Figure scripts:
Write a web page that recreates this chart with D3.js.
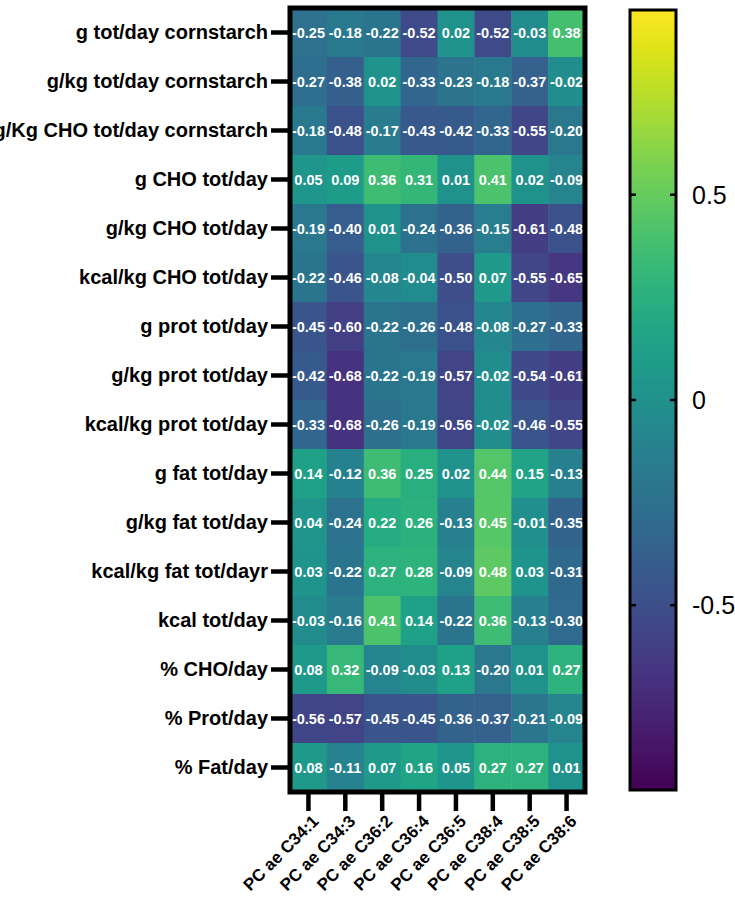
<!DOCTYPE html>
<html>
<head>
<meta charset="utf-8">
<script src="https://cdn.jsdelivr.net/npm/d3@7"></script>
<style>
  body { margin: 0; background: #fff; }
  svg { display: block; }
</style>
</head>
<body>
<div id="chart_heatmap"></div>
<script>
// row labels (top to bottom)
var rowLabels = [
    "g tot/day cornstarch",
    "g/kg tot/day cornstarch",
    "g/Kg CHO tot/day cornstarch",
    "g CHO tot/day",
    "g/kg CHO tot/day",
    "kcal/kg CHO tot/day",
    "g prot tot/day",
    "g/kg prot tot/day",
    "kcal/kg prot tot/day",
    "g fat tot/day",
    "g/kg fat tot/day",
    "kcal/kg fat tot/dayr",
    "kcal tot/day",
    "% CHO/day",
    "% Prot/day",
    "% Fat/day"
];

// column labels
var colLabels = [
    "PC ae C34:1", "PC ae C34:3", "PC ae C36:2", "PC ae C36:4",
    "PC ae C36:5", "PC ae C38:4", "PC ae C38:5", "PC ae C38:6"
];

// correlation values, one list per row
var values = [
    [-0.25, -0.18, -0.22, -0.52, 0.02, -0.52, -0.03, 0.38],
    [-0.27, -0.38, 0.02, -0.33, -0.23, -0.18, -0.37, -0.02],
    [-0.18, -0.48, -0.17, -0.43, -0.42, -0.33, -0.55, -0.20],
    [0.05, 0.09, 0.36, 0.31, 0.01, 0.41, 0.02, -0.09],
    [-0.19, -0.40, 0.01, -0.24, -0.36, -0.15, -0.61, -0.48],
    [-0.22, -0.46, -0.08, -0.04, -0.50, 0.07, -0.55, -0.65],
    [-0.45, -0.60, -0.22, -0.26, -0.48, -0.08, -0.27, -0.33],
    [-0.42, -0.68, -0.22, -0.19, -0.57, -0.02, -0.54, -0.61],
    [-0.33, -0.68, -0.26, -0.19, -0.56, -0.02, -0.46, -0.55],
    [0.14, -0.12, 0.36, 0.25, 0.02, 0.44, 0.15, -0.13],
    [0.04, -0.24, 0.22, 0.26, -0.13, 0.45, -0.01, -0.35],
    [0.03, -0.22, 0.27, 0.28, -0.09, 0.48, 0.03, -0.31],
    [-0.03, -0.16, 0.41, 0.14, -0.22, 0.36, -0.13, -0.30],
    [0.08, 0.32, -0.09, -0.03, 0.13, -0.20, 0.01, 0.27],
    [-0.56, -0.57, -0.45, -0.45, -0.36, -0.37, -0.21, -0.09],
    [0.08, -0.11, 0.07, 0.16, 0.05, 0.27, 0.27, 0.01]
];

// colour bar range and ticks
var colorRange = [-0.95, 0.95];
var colorTicks = [-0.5, 0, 0.5];

var info = { width: 735, height: 897, divId: "#chart_heatmap" };

drawHeatmap();

function drawHeatmap() {
    // plot area
    var left = 290, right = 585, top = 8, bottom = 792;
    var font = "'Liberation Sans', Arial, Helvetica, sans-serif";

    var svg = d3.select(info.divId).append("svg")
        .attr("width", info.width)
        .attr("height", info.height)
        .style("font-family", font);

    var x = d3.scaleBand().domain(colLabels).range([left, right]);
    var y = d3.scaleBand().domain(rowLabels).range([top, bottom]);
    var color = d3.scaleSequential(d3.interpolateViridis).domain(colorRange);

    // flatten cells
    var cells = [];
    values.forEach(function(row, i) {
        row.forEach(function(v, j) {
            cells.push({ row: rowLabels[i], col: colLabels[j], value: v });
        });
    });

    svg.append("g").attr("class", "cells")
        .selectAll("rect")
        .data(cells)
        .enter().append("rect")
        .attr("x", function(d) { return x(d.col); })
        .attr("y", function(d) { return y(d.row); })
        .attr("width", x.bandwidth() + 0.5)
        .attr("height", y.bandwidth() + 0.5)
        .style("fill", function(d) { return color(d.value); });

    svg.append("g").attr("class", "cell-text")
        .selectAll("text")
        .data(cells)
        .enter().append("text")
        .attr("x", function(d) { return x(d.col) + x.bandwidth() / 2; })
        .attr("y", function(d) { return y(d.row) + y.bandwidth() / 2; })
        .attr("dy", "0.36em")
        .attr("text-anchor", "middle")
        .style("fill", "#fff")
        .style("font-weight", "bold")
        .style("font-size", "14.5px")
        .text(function(d) { return d.value.toFixed(2); });

    // y axis
    var yAxis = svg.append("g")
        .attr("transform", "translate(" + left + ",0)")
        .call(d3.axisLeft(y).tickSize(19).tickPadding(3));
    yAxis.select(".domain").remove();
    yAxis.selectAll(".tick line").style("stroke", "#000").style("stroke-width", 4.5);
    yAxis.selectAll(".tick text")
        .style("font-family", font)
        .style("font-size", "20px")
        .style("font-weight", "bold")
        .style("fill", "#000");

    // x axis
    var xAxis = svg.append("g")
        .attr("transform", "translate(0," + bottom + ")")
        .call(d3.axisBottom(x).tickSize(19).tickPadding(0));
    xAxis.select(".domain").remove();
    xAxis.selectAll(".tick line").style("stroke", "#000").style("stroke-width", 4.5);
    xAxis.selectAll(".tick text")
        .style("font-family", font)
        .style("font-size", "17px")
        .style("font-weight", "bold")
        .style("fill", "#000")
        .attr("x", 0)
        .attr("y", 0)
        .attr("dy", "0.35em")
        .attr("text-anchor", "end")
        .attr("transform", "translate(7,26) rotate(-45)");

    // frame
    svg.append("rect")
        .attr("x", left).attr("y", top)
        .attr("width", right - left).attr("height", bottom - top)
        .style("fill", "none")
        .style("stroke", "#000")
        .style("stroke-width", 5);

    // colour bar
    var barX = 630, barW = 46;
    var cy = d3.scaleLinear().domain(colorRange).range([bottom - 2, top + 2]);

    var grad = svg.append("defs").append("linearGradient")
        .attr("id", "viridisGrad")
        .attr("x1", 0).attr("y1", 1).attr("x2", 0).attr("y2", 0);
    d3.range(0, 1.0001, 0.05).forEach(function(t) {
        grad.append("stop")
            .attr("offset", t)
            .attr("stop-color", d3.interpolateViridis(t));
    });

    svg.append("rect")
        .attr("x", barX).attr("y", cy(colorRange[1]))
        .attr("width", barW).attr("height", cy(colorRange[0]) - cy(colorRange[1]))
        .style("fill", "url(#viridisGrad)")
        .style("stroke", "#000")
        .style("stroke-width", 3);

    var cbTicks = svg.append("g").selectAll("g")
        .data(colorTicks)
        .enter().append("g")
        .attr("transform", function(d) { return "translate(0," + cy(d) + ")"; });

    cbTicks.append("line")
        .attr("x1", barX).attr("x2", barX + 6)
        .style("stroke", "#000").style("stroke-width", 2.5);
    cbTicks.append("line")
        .attr("x1", barX + barW - 6).attr("x2", barX + barW)
        .style("stroke", "#000").style("stroke-width", 2.5);
    cbTicks.append("text")
        .attr("x", 692)
        .attr("dy", "0.36em")
        .style("font-size", "25px")
        .style("fill", "#000")
        .text(function(d) { return d; });
}
</script>
</body>
</html>
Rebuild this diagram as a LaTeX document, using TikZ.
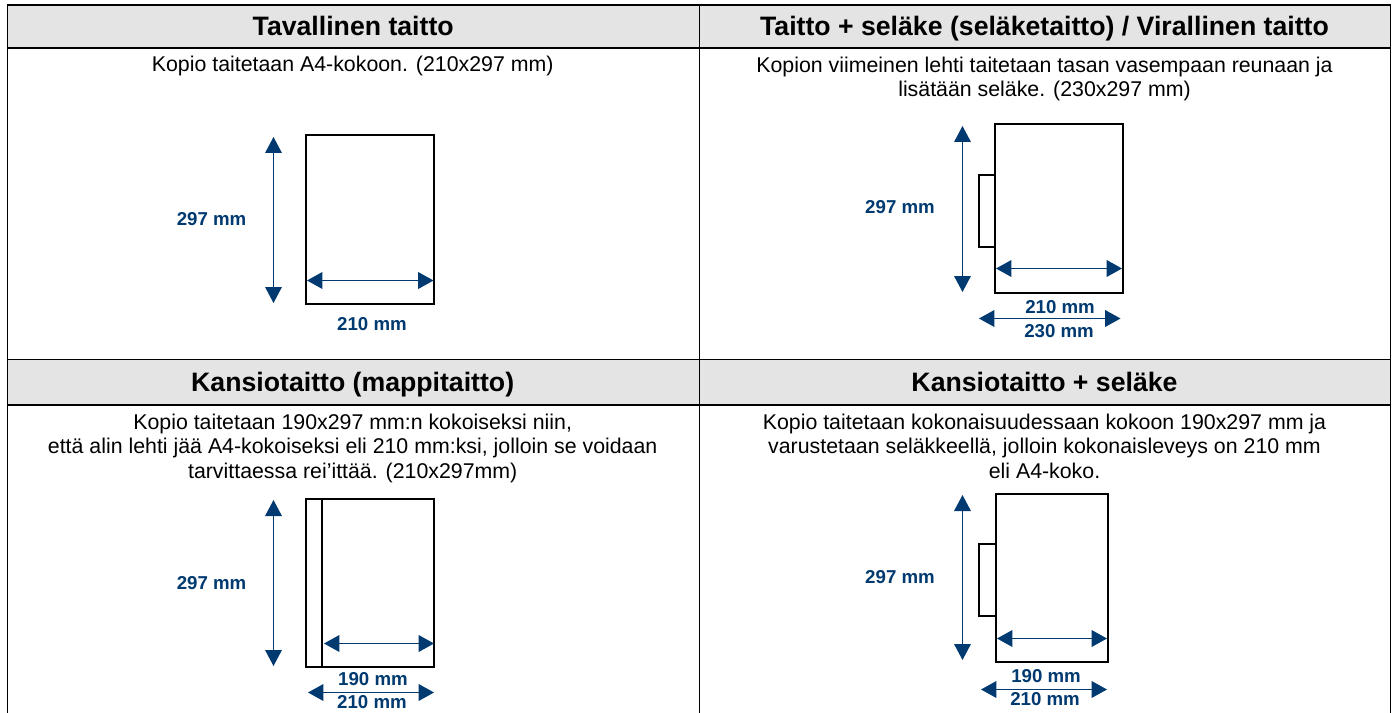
\documentclass[tikz,border=0pt]{standalone}
\usepackage{fontspec}
\setmainfont{Liberation Sans}
\usetikzlibrary{arrows.meta}
\definecolor{dimblue}{HTML}{003A70}
\definecolor{headgrey}{HTML}{E4E4E4}
\tikzset{
  x=0.75pt,y=-0.75pt,
  gridline/.style={black,line width=1.5pt},
  thingrid/.style={black,line width=1.0pt},
  sheet/.style={black,line width=1.5pt},
  dimv/.style={dimblue,line width=0.9pt,{Triangle[length=12pt,width=12.5pt]}-{Triangle[length=12pt,width=12.5pt]}},
  dimh/.style={dimblue,line width=0.9pt,{Triangle[length=11.5pt,width=12.5pt]}-{Triangle[length=11.5pt,width=12.5pt]}},
  headtext/.style={font=\fontsize{20pt}{24pt}\selectfont\bfseries,text=black,inner sep=0pt,anchor=base},
  bodytext/.style={font=\fontsize{16pt}{18.45pt}\selectfont,text=black,align=center,inner sep=0pt,anchor=base},
  dimtext/.style={font=\fontsize{14pt}{16pt}\selectfont\bfseries,text=dimblue,inner sep=0pt,anchor=base},
}
\begin{document}
\begin{tikzpicture}
\useasboundingbox[fill=white] (0,0) rectangle (1395,713);
% header bands
\fill[headgrey] (7,5) rectangle (1390.5,48);
\fill[headgrey] (7,360) rectangle (1390.5,405);
% grid
\draw[gridline] (7,5) -- (1391.2,5);
\draw[gridline] (7,48) -- (1391,48);
\draw[thingrid] (7,359.5) -- (1391,359.5);
\draw[gridline] (7,405) -- (1391,405);
\draw[thingrid] (7.5,4) -- (7.5,713);
\draw[thingrid] (699.5,4) -- (699.5,713);
\draw[thingrid] (1390.5,4) -- (1390.5,713);
% headers
\node[headtext] (h1) at (353.2,35.7) {Tavallinen taitto};
\node[headtext] (h2) at (1044.5,35.7) {Taitto + seläke (seläketaitto) / Virallinen taitto};
\node[headtext] (h3) at (352.7,391.7) {Kansiotaitto (mappitaitto)};
\node[headtext] (h4) at (1044.5,391.7) {Kansiotaitto + seläke};
% descriptions
\node[bodytext] (t1) at (352.7,72) {Kopio taitetaan A4-kokoon. (210x297 mm)};
\node[bodytext] (t2) at (1044.5,96.7) {Kopion viimeinen lehti taitetaan tasan vasempaan reunaan ja\\lisätään seläke. (230x297 mm)};
\node[bodytext] (t3) at (352.7,478.5) {Kopio taitetaan 190x297 mm:n kokoiseksi niin,\\että alin lehti jää A4-kokoiseksi eli 210 mm:ksi, jolloin se voidaan\\tarvittaessa rei’ittää. (210x297mm)};
\node[bodytext] (t4) at (1044.5,478.5) {Kopio taitetaan kokonaisuudessaan kokoon 190x297 mm ja\\varustetaan seläkkeellä, jolloin kokonaisleveys on 210 mm\\eli A4-koko.};
% panel 1
\draw[sheet] (306,135.5) rectangle (434,304);
\coordinate (a1t) at (273.5,137); \coordinate (a1b) at (273.5,303);
\coordinate (b1l) at (307,280.5); \coordinate (b1r) at (433.5,280.5);
\draw[dimv] (a1t) -- (a1b);
\draw[dimh] (b1l) -- (b1r);
\node[dimtext] (l1v) at (211.6,225.3) {297 mm};
\node[dimtext] (l1h) at (372,330) {210 mm};
% panel 2
\draw[sheet] (995,124.5) rectangle (1123,293);
\draw[sheet] (995,175) -- (979,175) -- (979,247) -- (995,247);
\coordinate (a2t) at (962.5,126); \coordinate (a2b) at (962.5,292);
\coordinate (b2l) at (996,268.5); \coordinate (b2r) at (1122,268.5);
\coordinate (c2l) at (979,318.5); \coordinate (c2r) at (1120.5,318.5);
\draw[dimv] (a2t) -- (a2b);
\draw[dimh] (b2l) -- (b2r);
\draw[dimh] (c2l) -- (c2r);
\node[dimtext] (l2v) at (900,214) {297 mm};
\node[dimtext] (l2a) at (1060,313.3) {210 mm};
\node[dimtext] (l2b) at (1059,337.3) {230 mm};
% panel 3
\draw[sheet] (306,499) rectangle (434,667);
\draw[sheet] (322,498) -- (322,667);
\coordinate (a3t) at (273.5,500); \coordinate (a3b) at (273.5,666);
\coordinate (b3l) at (324,643.5); \coordinate (b3r) at (434,643.5);
\coordinate (c3l) at (308,692.5); \coordinate (c3r) at (434,692.5);
\draw[dimv] (a3t) -- (a3b);
\draw[dimh] (b3l) -- (b3r);
\draw[dimh] (c3l) -- (c3r);
\node[dimtext] (l3v) at (211.6,589.3) {297 mm};
\node[dimtext] (l3a) at (373,685) {190 mm};
\node[dimtext] (l3b) at (372,708.3) {210 mm};
% panel 4
\draw[sheet] (996,494) rectangle (1108,662);
\draw[sheet] (996,543.5) -- (979,543.5) -- (979,616) -- (996,616);
\coordinate (a4t) at (962.5,495); \coordinate (a4b) at (962.5,660);
\coordinate (b4l) at (997,638.5); \coordinate (b4r) at (1107,638.5);
\coordinate (c4l) at (981,689.5); \coordinate (c4r) at (1107,689.5);
\draw[dimv] (a4t) -- (a4b);
\draw[dimh] (b4l) -- (b4r);
\draw[dimh] (c4l) -- (c4r);
\node[dimtext] (l4v) at (900,583.3) {297 mm};
\node[dimtext] (l4a) at (1046,682.3) {190 mm};
\node[dimtext] (l4b) at (1045,705.7) {210 mm};
\end{tikzpicture}
\end{document}
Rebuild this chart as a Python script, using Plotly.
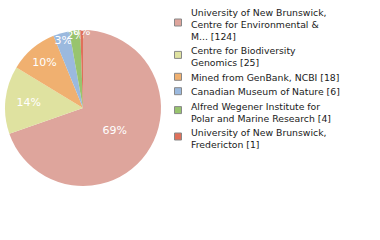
import plotly.graph_objects as go
import math

labels = [
    "University of New Brunswick,<br>Centre for Environmental &<br>M... [124]",
    "Centre for Biodiversity<br>Genomics [25]",
    "Mined from GenBank, NCBI [18]",
    "Canadian Museum of Nature [6]",
    "Alfred Wegener Institute for<br>Polar and Marine Research [4]",
    "University of New Brunswick,<br>Fredericton [1]",
]
values = [124, 25, 18, 6, 4, 1]
colors = ["#dea59c", "#dfe2a0", "#f0b070", "#9bb9de", "#98c46e", "#e0705a"]

W, H = 380, 240
total = sum(values)
pct_text = [f"{math.floor(v * 100 / total)}%" for v in values]

fig = go.Figure(go.Pie(
    labels=labels,
    values=values,
    text=pct_text,
    textinfo="text",
    textposition="inside",
    insidetextorientation="horizontal",
    textfont=dict(color="white", size=11, family="DejaVu Sans"),
    marker=dict(colors=colors, line=dict(width=0)),
    sort=False,
    direction="clockwise",
    rotation=0,
    domain=dict(x=[5 / W, 161 / W], y=[54 / H, 210 / H]),
    hoverinfo="label+value",
    showlegend=False,
))

# custom legend
line_h = 12.0
gap = 2.4
top = 6.0
font_size = 9.3
sq = 7
annotations = []
shapes = []
for lab, col in zip(labels, colors):
    n = lab.count("<br>") + 1
    h = n * line_h
    cy = top + h / 2
    annotations.append(dict(
        x=190 / W, y=1 - top / H, xref="paper", yref="paper",
        xanchor="left", yanchor="top", align="left",
        text=lab, showarrow=False, borderpad=0,
        font=dict(family="DejaVu Sans", size=font_size, color="#1a1a1a"),
    ))
    cys = cy - 1.5 if n > 1 else cy
    shapes.append(dict(
        type="rect", xref="paper", yref="paper",
        x0=174.5 / W, x1=(174.5 + sq) / W,
        y0=1 - (cys - sq / 2) / H, y1=1 - (cys + sq / 2) / H,
        fillcolor=col, line=dict(color="#888888", width=1),
    ))
    top += h + gap

fig.update_layout(
    width=W, height=H,
    margin=dict(l=0, r=0, t=0, b=0),
    paper_bgcolor="white",
    plot_bgcolor="white",
    uniformtext=dict(minsize=11, mode="show"),
    annotations=annotations,
    shapes=shapes,
)

fig.write_html("out.html")
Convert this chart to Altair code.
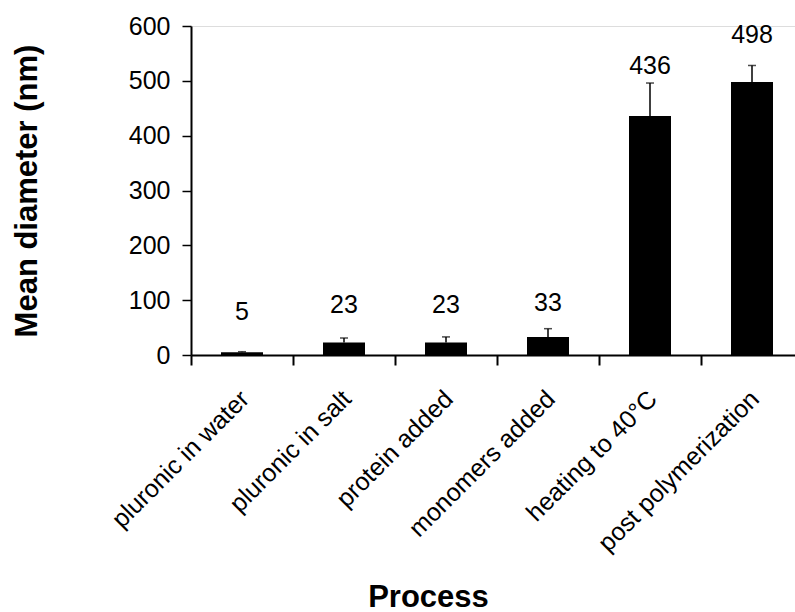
import altair as alt
import pandas as pd

processes = ["pluronic in water", "pluronic in salt", "protein added",
             "monomers added", "heating to 40°C", "post polymerization"]
mean_diameter = [5, 23, 23, 33, 436, 498]
error_up = [1, 8, 10, 15, 60, 30]
label_height = [78, 91, 91, 95, 527, 584]

df = pd.DataFrame({
    "process": processes,
    "value": mean_diameter,
    "err": error_up,
    "label_y": label_height,
})
df["upper"] = df["value"] + df["err"]

FONT = "Liberation Sans"

xscale = alt.Scale(range=[0, 612], paddingInner=0, paddingOuter=0)
x_axis = alt.Axis(
    title="Process", titleFont=FONT, titleFontSize=31, titleFontWeight="bold",
    titleColor="black", titleX=237, titleY=251, titleBaseline="alphabetic",
    titleAlign="center",
    labelAngle=-45, labelAlign="right", labelBaseline="top",
    labelFont=FONT, labelFontSize=25, labelColor="black",
    labelPadding=21, labelOffset=-6, labelLimit=0, labelOverlap=False,
    tickBand="extent", tickSize=10, tickWidth=2, tickColor="black",
    domainColor="black", domainWidth=2, grid=False,
)
y_axis = alt.Axis(
    title="Mean diameter (nm)", titleFont=FONT, titleFontSize=31,
    titleFontWeight="bold", titleColor="black", titleX=-155,
    titleBaseline="alphabetic",
    values=[0, 100, 200, 300, 400, 500, 600],
    labelFont=FONT, labelFontSize=25, labelColor="black", labelPadding=12,
    tickSize=9, tickWidth=1.5, tickColor="black",
    domainColor="black", domainWidth=2, grid=False,
)
yscale = alt.Scale(domain=[0, 600], nice=False)

X = alt.X("process:N", sort=processes, scale=xscale, axis=x_axis)

base = alt.Chart(df)

bars = base.mark_bar(size=42, color="black").encode(
    x=X,
    y=alt.Y("value:Q", scale=yscale, axis=y_axis),
)
err_line = base.mark_rule(color="black", strokeWidth=1.5).encode(
    x=alt.X("process:N", sort=processes),
    y=alt.Y("value:Q"),
    y2="upper:Q",
)
err_cap = base.mark_tick(color="black", size=8, thickness=1.5).encode(
    x=alt.X("process:N", sort=processes),
    y=alt.Y("upper:Q"),
)
labels = base.mark_text(font=FONT, fontSize=25, color="black", baseline="middle").encode(
    x=alt.X("process:N", sort=processes),
    y=alt.Y("label_y:Q"),
    text="value:Q",
)

chart = alt.layer(bars, err_line, err_cap, labels).properties(
    width=604, height=329,
    autosize=alt.AutoSizeParams(type="none"),
    padding={"left": 191, "top": 26, "right": 0, "bottom": 257},
).configure_view(stroke=None).configure(background="white")

chart.save("out.html", embed_options={"renderer": "svg", "actions": False})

**Exercise brief:** Go through the listing above and report how many of its lines contain the word "using", with only the number as output.

**Answer below:** 2